Ghost Employees: Your Trade Contractors?

As kids, we were told ghost stories about haunted houses where they lived in the walls, coming to life, dragging chains and moaning and scaring the daylights out of us. At the time, our hearts beat faster, raising our pulse and accounting for a few chewed fingernails. But what about today, do you believe in ghosts? The Internal Revenue Service does.

The U.S. Department of Labor (DOL) and the IRS have a responsibility to find out if your subcontractors are just that, not really just ghost employees, on your payroll but not shown. If the test is given, the test for being subs, you would owe the employer part of all the employment taxes (fica, futa, suta, and even 401K contributions in some cases).

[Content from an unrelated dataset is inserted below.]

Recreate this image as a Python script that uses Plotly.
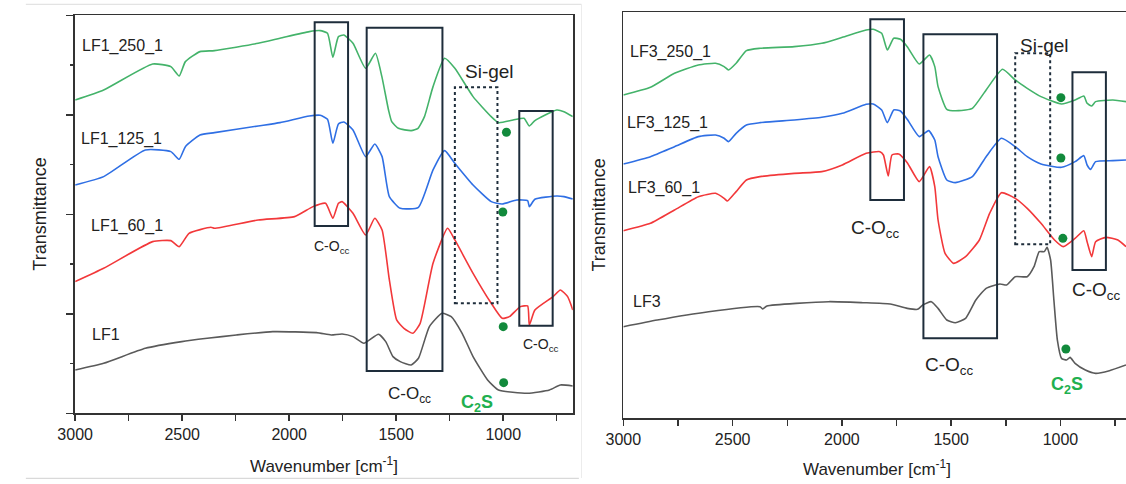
import plotly.graph_objects as go

# ---------------- Left panel (LF1) : wavenumber [cm-1] and transmittance (a.u.) ----------------
lf1_250_w = [3000, 2867, 2638, 2553, 2514, 2485, 2417, 2349, 2145, 2043, 1906, 1855, 1821, 1796, 1770, 1745,
             1702, 1643, 1597, 1567, 1536, 1521, 1490, 1430, 1398, 1368, 1328, 1274, 1226, 1141, 1056, 1022,
             954, 903, 878, 852, 750, 716, 675]
lf1_250_t = [940, 970, 1048, 1040, 1012, 1055, 1085, 1088, 1110, 1125, 1145, 1148, 1140, 1068, 1130, 1135,
             1110, 1035, 1080, 1010, 910, 875, 855, 848, 855, 890, 980, 1065, 1035, 950, 890, 872,
             880, 885, 862, 878, 910, 905, 890]

lf1_125_w = [3000, 2867, 2672, 2553, 2514, 2485, 2417, 2349, 2145, 2043, 1906, 1855, 1821, 1796, 1770, 1745,
             1702, 1643, 1600, 1566, 1532, 1481, 1396, 1328, 1274, 1226, 1141, 1056, 1005, 937, 886, 878,
             852, 750, 716, 675]
lf1_125_t = [685, 710, 790, 785, 762, 800, 835, 842, 862, 872, 892, 894, 882, 810, 868, 874,
             850, 770, 808, 770, 650, 615, 618, 730, 788, 750, 685, 635, 628, 640, 638, 620,
             642, 652, 650, 643]

lf1_60_w = [3000, 2867, 2638, 2553, 2514, 2468, 2366, 2349, 2145, 1975, 1889, 1830, 1796, 1770, 1753, 1702,
            1643, 1600, 1566, 1532, 1498, 1464, 1422, 1388, 1328, 1260, 1226, 1141, 1056, 1005, 971, 920,
            886, 878, 852, 767, 733, 699, 675]
lf1_60_t = [395, 435, 515, 518, 500, 540, 558, 555, 580, 590, 620, 630, 585, 630, 635, 600,
            535, 585, 550, 400, 280, 255, 240, 270, 450, 555, 520, 420, 330, 285, 290, 320,
            322, 265, 310, 350, 370, 350, 310]

lf1_w = [3000, 2867, 2672, 2502, 2383, 2247, 2077, 1872, 1804, 1753, 1702, 1651, 1583, 1549, 1515, 1481,
         1430, 1396, 1345, 1286, 1243, 1192, 1141, 1073, 1022, 886, 784, 733, 675]
lf1_t = [130, 150, 195, 215, 225, 235, 245, 242, 235, 238, 230, 210, 237, 215, 170, 155,
         145, 165, 260, 300, 290, 240, 170, 100, 70, 60, 70, 85, 82]

# ---------------- Right panel (LF3) ----------------
lf3_250_w = [3000, 2876, 2766, 2657, 2578, 2539, 2519, 2484, 2437, 2375, 2218, 2092, 1998, 1889, 1857, 1818,
             1792, 1763, 1732, 1701, 1646, 1599, 1575, 1560, 1520, 1466, 1403, 1340, 1265, 1207, 1152, 1089,
             995, 933, 893, 878, 857, 839, 760, 700]
lf3_250_t = [968, 991, 1033, 1058, 1063, 1053, 1043, 1063, 1101, 1108, 1113, 1123, 1141, 1163, 1165, 1153,
             1103, 1138, 1135, 1113, 1061, 1088, 1053, 993, 925, 921, 928, 983, 1045, 1013, 988, 963,
             941, 953, 965, 943, 935, 948, 953, 948]

lf3_125_w = [3000, 2876, 2766, 2657, 2578, 2539, 2519, 2484, 2437, 2375, 2218, 2092, 1998, 1889, 1857, 1818,
             1792, 1763, 1732, 1701, 1646, 1603, 1575, 1560, 1520, 1481, 1403, 1340, 1270, 1207, 1152, 1089,
             995, 933, 893, 878, 862, 839, 760, 700]
lf3_125_t = [761, 783, 813, 843, 848, 838, 828, 853, 878, 885, 893, 901, 913, 940, 941, 923,
             885, 923, 920, 895, 843, 861, 833, 783, 713, 705, 723, 783, 838, 813, 783, 761,
             751, 768, 786, 758, 745, 768, 771, 773]

lf3_60_w = [3000, 2876, 2766, 2657, 2578, 2539, 2524, 2484, 2437, 2375, 2218, 2092, 1998, 1889, 1826, 1810,
            1788, 1771, 1740, 1701, 1646, 1599, 1575, 1560, 1528, 1489, 1434, 1371, 1324, 1270, 1207, 1152,
            1089, 1027, 987, 933, 893, 878, 857, 839, 792, 737, 700]
lf3_60_t = [561, 583, 623, 663, 673, 658, 650, 678, 713, 723, 733, 738, 758, 793, 798, 788,
            725, 788, 791, 765, 708, 753, 693, 593, 493, 463, 483, 533, 613, 675, 658, 628,
            583, 533, 513, 538, 561, 528, 483, 528, 541, 533, 513]

lf3_w = [3000, 2845, 2610, 2375, 2362, 2343, 2061, 1904, 1779, 1701, 1654, 1630, 1591, 1560, 1520, 1481,
         1434, 1387, 1340, 1277, 1246, 1207, 1152, 1121, 1097, 1074, 1061, 1045, 1030, 1014, 995, 972,
         956, 933, 886, 839, 776, 700]
lf3_t = [273, 293, 318, 333, 326, 335, 348, 345, 341, 328, 325, 338, 348, 328, 293, 285,
         298, 353, 388, 401, 398, 423, 423, 453, 498, 498, 511, 473, 353, 233, 178, 173,
         181, 163, 143, 133, 141, 158]

# C2S markers
left_dot_w = [985, 1002, 1000, 998]
left_dot_t = [843, 604, 260, 92]
right_dot_w = [998, 998, 989, 975]
right_dot_t = [960, 779, 538, 206]

# band boxes [w_left, w_right, t_bottom, t_top]
left_boxes = [[1881, 1725, 562, 1173], [1638, 1284, 127, 1157], [925, 769, 263, 907]]
left_sigel = [1226, 1027, 330, 978]
right_boxes = [[1870, 1716, 653, 1195], [1627, 1290, 238, 1150], [945, 792, 443, 1036]]
right_sigel = [1207, 1047, 520, 1093]

tick_vals = [3000, 2500, 2000, 1500, 1000]
tick_text = ["3000", "2500", "2000", "1500", "1000"]

GREEN = "#44b36a"
BLUE = "#2f6fe4"
RED = "#f2383a"
GREY = "#5a5a5a"
DOT = "#128a3c"
C2S_COL = "#1fb04f"
BOX = "#1e2d3b"
AX = "#333333"
FONT = "Liberation Sans, Arial, sans-serif"

fig = go.Figure()

def add_line(w, t, color, xa, ya):
    fig.add_trace(go.Scatter(x=w, y=t, mode="lines",
                             line=dict(color=color, width=1.6, shape="spline", smoothing=0.5),
                             xaxis=xa, yaxis=ya, hoverinfo="skip", showlegend=False))

add_line(lf1_250_w, lf1_250_t, GREEN, "x", "y")
add_line(lf1_125_w, lf1_125_t, BLUE, "x", "y")
add_line(lf1_60_w, lf1_60_t, RED, "x", "y")
add_line(lf1_w, lf1_t, GREY, "x", "y")
add_line(lf3_250_w, lf3_250_t, GREEN, "x2", "y2")
add_line(lf3_125_w, lf3_125_t, BLUE, "x2", "y2")
add_line(lf3_60_w, lf3_60_t, RED, "x2", "y2")
add_line(lf3_w, lf3_t, GREY, "x2", "y2")

fig.add_trace(go.Scatter(x=left_dot_w, y=left_dot_t, mode="markers", marker=dict(color=DOT, size=9),
                         xaxis="x", yaxis="y", showlegend=False, hoverinfo="skip"))
fig.add_trace(go.Scatter(x=right_dot_w, y=right_dot_t, mode="markers", marker=dict(color=DOT, size=9),
                         xaxis="x2", yaxis="y2", showlegend=False, hoverinfo="skip"))

shapes = []
for b in left_boxes:
    shapes.append(dict(type="rect", xref="x", yref="y", x0=b[0], x1=b[1], y0=b[2], y1=b[3],
                       line=dict(color=BOX, width=2)))
shapes.append(dict(type="rect", xref="x", yref="y", x0=left_sigel[0], x1=left_sigel[1],
                   y0=left_sigel[2], y1=left_sigel[3], line=dict(color=BOX, width=2, dash="dot")))
for b in right_boxes:
    shapes.append(dict(type="rect", xref="x2", yref="y2", x0=b[0], x1=b[1], y0=b[2], y1=b[3],
                       line=dict(color=BOX, width=2)))
shapes.append(dict(type="rect", xref="x2", yref="y2", x0=right_sigel[0], x1=right_sigel[1],
                   y0=right_sigel[2], y1=right_sigel[3], line=dict(color=BOX, width=2, dash="dot")))

# light page borders of the original screenshot
W, H = 1126, 484
shapes.append(dict(type="line", xref="paper", yref="paper", x0=8 / W, x1=572.7 / W, y0=1 - 4.3 / H, y1=1 - 4.3 / H,
                   line=dict(color="#dcdcdc", width=1)))
shapes.append(dict(type="line", xref="paper", yref="paper", x0=8 / W, x1=570 / W, y0=1 - 478.3 / H, y1=1 - 478.3 / H,
                   line=dict(color="#d0d0d0", width=1)))
shapes.append(dict(type="line", xref="paper", yref="paper", x0=572.7 / W, x1=572.7 / W, y0=1 - 4.3 / H, y1=1 - 478 / H,
                   line=dict(color="#ececec", width=1)))

ann = []
def lab(x, y, text, xa, ya, size=16, anchor="left", color="#222222", **kw):
    ann.append(dict(x=x, y=y, xref=xa, yref=ya, text=text, showarrow=False, xanchor=anchor, yanchor="middle",
                    font=dict(family=FONT, size=size, color=color), **kw))

# left labels
lab(2978, 1103, "LF1_250_1", "x", "y")
lab(2983, 822, "LF1_125_1", "x", "y")
lab(2935, 563, "LF1_60_1", "x", "y")
lab(2932, 235, "LF1", "x", "y")
lab(1065, 1025, "Si-gel", "x", "y", size=19, anchor="center")
lab(1799, 500, "C-O<sub>cc</sub>", "x", "y", size=14, anchor="center")
lab(1440, 55, "C-O<sub>cc</sub>", "x", "y", size=17, anchor="center")
lab(825, 205, "C-O<sub>cc</sub>", "x", "y", size=14, anchor="center")
lab(1121, 30, "<b>C<sub>2</sub>S</b>", "x", "y", size=18, anchor="center", color=C2S_COL)

# right labels
lab(2981, 1098, "LF3_250_1", "x2", "y2")
lab(2991, 883, "LF3_125_1", "x2", "y2")
lab(2986, 690, "LF3_60_1", "x2", "y2")
lab(2967, 348, "LF3", "x2", "y2")
lab(1075, 1116, "Si-gel", "x2", "y2", size=19, anchor="center")
lab(1848, 566, "C-O<sub>cc</sub>", "x2", "y2", size=19, anchor="center")
lab(1511, 156, "C-O<sub>cc</sub>", "x2", "y2", size=19, anchor="center")
lab(839, 381, "C-O<sub>cc</sub>", "x2", "y2", size=19, anchor="center")
lab(969, 98, "<b>C<sub>2</sub>S</b>", "x2", "y2", size=18, anchor="center", color=C2S_COL)

# axis titles
for (xp, yp) in [(310.8, 465), (873, 468)]:
    ann.append(dict(x=xp / W, y=1 - yp / H, xref="paper", yref="paper", showarrow=False,
                    text="Wavenumber [cm<sup>-1</sup>]", xanchor="center", yanchor="middle",
                    font=dict(family=FONT, size=17, color="#222222")))
for (xp, yp) in [(22, 214), (590, 215)]:
    ann.append(dict(x=xp / W, y=1 - yp / H, xref="paper", yref="paper", showarrow=False, textangle=-90,
                    text="Transmittance", xanchor="center", yanchor="middle",
                    font=dict(family=FONT, size=18, color="#222222")))

xcommon = dict(tickmode="array", tickvals=tick_vals, ticktext=tick_text, ticks="outside", ticklen=6,
               tickwidth=1.5, tickcolor=AX, showline=True, linecolor=AX, linewidth=1.8, showgrid=False,
               zeroline=False, tickfont=dict(family=FONT, size=16, color="#222222"),
               minor=dict(dtick=250, tick0=0, ticks="outside", ticklen=6, tickwidth=1.5, tickcolor=AX))

fig.update_layout(
    width=W, height=H, margin=dict(l=0, r=0, t=0, b=0),
    paper_bgcolor="white", plot_bgcolor="white", showlegend=False, hovermode=False,
    xaxis=dict(domain=[58.1 / W, 563.8 / W], range=[3000, 675], anchor="y", mirror=True, **xcommon),
    yaxis=dict(domain=[1 - 413.3 / H, 1 - 15.3 / H], range=[0, 1194], anchor="x", showline=True, mirror=True,
               linecolor=AX, linewidth=1.8, showgrid=False, zeroline=False, showticklabels=False,
               tickmode="linear", tick0=0, dtick=298.5, ticks="outside", ticklen=7, tickwidth=1.5, tickcolor=AX,
               minor=dict(tick0=0, dtick=149.25, ticks="outside", ticklen=3.5, tickwidth=1.5, tickcolor=AX)),
    xaxis2=dict(domain=[615.2 / W, 1.0], range=[3000, 700], anchor="y2", mirror=True, **xcommon),
    yaxis2=dict(domain=[1 - 417.7 / H, 1 - 12.3 / H], range=[0, 1216], anchor="x2", showline=True, mirror=False,
                linecolor=AX, linewidth=1.8, showgrid=False, zeroline=False, showticklabels=False, ticks=""),
    shapes=shapes, annotations=ann,
)

fig.write_html("out.html", config={"displayModeBar": False, "staticPlot": True})

# remove the browser's default body margin so the figure sits at the window origin
with open("out.html", "r", encoding="utf-8") as f:
    html = f.read()
html = html.replace("<head>", "<head><style>html,body{margin:0;padding:0;overflow:hidden;}</style>", 1)
with open("out.html", "w", encoding="utf-8") as f:
    f.write(html)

Here’s a big surprise: If you claim someone is a sub and the IRS audits the situation, you don’t get the benefit of the doubt. You meant well but didn’t follow the rules and the penalty is big, maybe devastating.

How does it happen? There are lots of ways. Here are a couple of examples: 1.) your brick mason charges a third less than the competition, does a good job but has to be paid as soon as the job is done so he can pay his men and you pay him; 2.) your framing sub wants to please you and asks what time he can start work. You tell him 8 o’clock and remind him he is to use only approved materials. Both “subs” are being really accommodating but might be putting you in harm’s way because both, in their own way, violate the subcontractor, prime or general contractor relationship. That’s not good.

Using subcontractors for construction is a popular way to build and is going to be around for a long time to come. To use subs correctly, one must meet the criteria set down by the IRS about the relationship you and your subs have. Those criteria take the form of three “controls” and how you meet them; they are as follows:

1) Behavioral Control — do you exercise control over how they behave, can you dictate what time they go to work, what they wear, what rules they have to follow?

2) Financial Control — do you furnish working capital for the enterprise calling themselves a subcontractor, how often do you pay them? If either of the answers to the questions is the same thing you do for your employees, guess what?

3) Relational Control — do you have an “employee type relationship” or do you convey instructions via a request for bid and award work matching a particular scope of work with a required finish date?